I’ve read the Harry Potter books so many times that when I write, I often think about the way they are constructed. How little hints are dropped sometimes several books in advance to lead up to a plot point. How Rowling handles time and conversation and emotions. I’m also a huge Philip Pullman fan, I adore the His Dark Materials trilogy (the first book being The Golden Compass). The way he creates different worlds based on this one, his fantasy, his cultures, even his science are all wonderfully inventive and blasphemous.

Now I have a new YA series to inspire me. The Hunger Games Trilogy by Suzanne Collins. Actually I haven’t finished book three, just Kindled it a few days ago. If I’m not mistaken, it was wildly popular in the U.S. so you probably know the premise already. If not, it’s about a teenage girl, Katniss Everdeen, who lives in poverty in a post-apocalyptic world. Every year, 24 children have to fight each other to the death in a televised war game set up to amuse the rich and keep the masses in line. That’s the jumping off point. You can pretty much guess what happens next, then what happens after that.

The Hunger Games is not Harry Potter. The bad guy is a dictatorship. The object of the Games is to watch children killing children, on live television. It’s the worst possible future America could end up with, if America went in the worst possible direction. But it’s so fun to read.

The story is a wonderful blend of bloody violence, introspectiveness, and fashion details. (Maybe Alan Ball could do the series.) The main character is a tomboy huntress who doesn’t fully understand or trust love though she loves with all her heart. The young men in her life are dreamy, and the world, simply awful.
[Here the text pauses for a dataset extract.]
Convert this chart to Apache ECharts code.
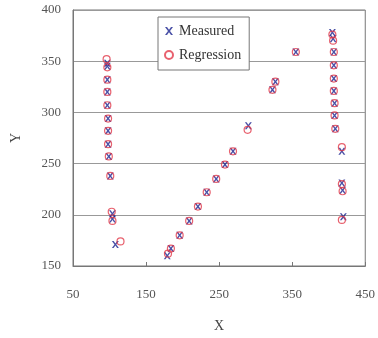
<!DOCTYPE html>
<html>
<head>
<meta charset="utf-8">
<script src="https://cdn.jsdelivr.net/npm/echarts@6/dist/echarts.min.js"></script>
<style>
html, body { margin: 0; padding: 0; background: #fff; }
#chart { width: 378px; height: 338px; }
</style>
</head>
<body>
<div id="chart"></div>
<script>
// 轴刻度
var xTicks = [50, 150, 250, 350, 450];
var yTicks = [150, 200, 250, 300, 350, 400];

// 实测值 [X, Y]
var measured = [
    [97, 348], [97, 345], [97, 332], [97, 320], [97, 307], [98, 294], [98, 282],
    [98, 269], [99, 257], [101, 238], [104, 201], [104, 196], [108, 171],
    [179, 160], [184, 167], [196, 180], [209, 194], [221, 208], [233, 222],
    [246, 235], [258, 249], [269, 262], [290, 287], [323, 322], [327, 330], [355, 359],
    [405, 378], [406, 372], [407, 359], [407, 346], [407, 333], [407, 321],
    [408, 309], [408, 297], [409, 284], [418, 262], [418, 231], [419, 224], [420, 198]
];
// 回归值 [X, Y]
var regression = [
    [96, 352], [97, 344], [97, 332], [97, 320], [97, 307], [98, 294], [98, 282],
    [98, 269], [99, 257], [101, 238], [103, 203], [104, 194], [115, 174],
    [180, 162], [184, 167], [196, 180], [209, 194], [221, 208], [233, 222],
    [246, 235], [258, 249], [269, 262], [289, 283], [323, 322], [327, 330], [355, 359],
    [405, 376], [406, 370], [407, 359], [407, 346], [407, 333], [407, 321],
    [408, 309], [408, 297], [409, 284], [418, 266], [418, 230], [419, 223], [418, 195]
];

var myChart = echarts.init(document.getElementById('chart'));
var font = 'Liberation Serif';

var option = {
    animation: false,
    backgroundColor: '#fff',
    grid: {
        left: 73,
        right: 12,
        top: 10,
        bottom: 66,
        show: true,
        borderColor: '#777',
        borderWidth: 1
    },
    legend: {
        orient: 'vertical',
        left: 158,
        top: 17,
        width: 88,
        padding: [7, 8, 8, 6],
        itemGap: 10,
        itemWidth: 10,
        itemHeight: 8,
        borderColor: '#777',
        borderWidth: 1,
        backgroundColor: '#fff',
        textStyle: { fontFamily: font, fontSize: 14, color: '#333' },
        data: ['Measured', 'Regression']
    },
    xAxis: {
        type: 'value',
        name: 'X',
        nameLocation: 'middle',
        nameGap: 53,
        nameTextStyle: { fontFamily: font, fontSize: 14, color: '#444' },
        min: xTicks[0],
        max: xTicks[xTicks.length - 1],
        interval: 100,
        axisLine: { show: true, lineStyle: { color: '#777' } },
        axisTick: { show: true, inside: true, length: 4, lineStyle: { color: '#777' } },
        axisLabel: { margin: 22, fontFamily: font, fontSize: 13, color: '#555' },
        splitLine: { show: false }
    },
    yAxis: {
        type: 'value',
        name: 'Y',
        nameLocation: 'middle',
        nameGap: 50,
        nameRotate: 90,
        nameTextStyle: { fontFamily: font, fontSize: 14, color: '#444' },
        min: yTicks[0],
        max: yTicks[yTicks.length - 1],
        interval: 50,
        axisLine: { show: true, lineStyle: { color: '#777' } },
        axisTick: { show: false },
        axisLabel: { margin: 12, fontFamily: font, fontSize: 13, color: '#555' },
        splitLine: { show: true, lineStyle: { color: '#999', width: 1 } }
    },
    series: [
        {
            name: 'Measured',
            type: 'scatter',
            symbol: 'path://M0,0 L2.5,0 L5,3.5 L7.5,0 L10,0 L6.3,5 L10,10 L7.5,10 L5,6.5 L2.5,10 L0,10 L3.7,5 Z',
            symbolSize: 7,
            itemStyle: { color: '#1c2490' },
            data: measured
        },
        {
            name: 'Regression',
            type: 'scatter',
            symbol: 'circle',
            symbolSize: 7,
            itemStyle: { color: 'rgba(0,0,0,0)', borderColor: '#e23a4a', borderWidth: 1.2 },
            data: regression
        }
    ]
};

myChart.setOption(option);
</script>
</body>
</html>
The writing is fantastic: direct, to the point, it has inspired me a lot. Now when I look at my own writing, instead of thinking of Harry Potter, which I have come to learn is full of passive verbs, boring metaphors, and probably lots of other flaws I will never allow myself to see, I think of The Hunger Games. I think of how Suzanne Collins never seems to start a sentence with “I” even though the book is in the first person. How Katniss Everdeen thinks about every little thing, plans her moves, considers the reactions of others, but manages not to bore us. Collins is great with action, killing, and pain. Her sentences are short and direct, and she shows everything.

The books influenced my own novel in a very big way. I had been on the fence about putting Annie’s Fish, which is hopefully in its last draft, in the present tense. I resisted because it felt like jumping on a bandwagon, because I knew a few other writers who were doing the same thing, because it’s fashionable. But after reading The Hunger Games in the present tense, my own draft looked clumsy and stilted in the past. All those unnecessary saids and -ed endings. I put chapter one in the present tense, thought it worked, and sent it to my writing exchange partner, our dear ETC, telling her how I’d been reading The Hunger Games and blah blah blah, thought I’d give it a shot. A few minutes later I got an earful about how I shouldn’t just change the tense of my book because it worked for the book of the month. But when she actually read the chapter she agreed that Annie’s Fish works better in present tense, and now I think my narrative has much more life than it did before.

I’m very happy to have a new young adult book series that’s clever enough to put among my favorites, and I highly recommend The Hunger Games to anyone looking for a good read.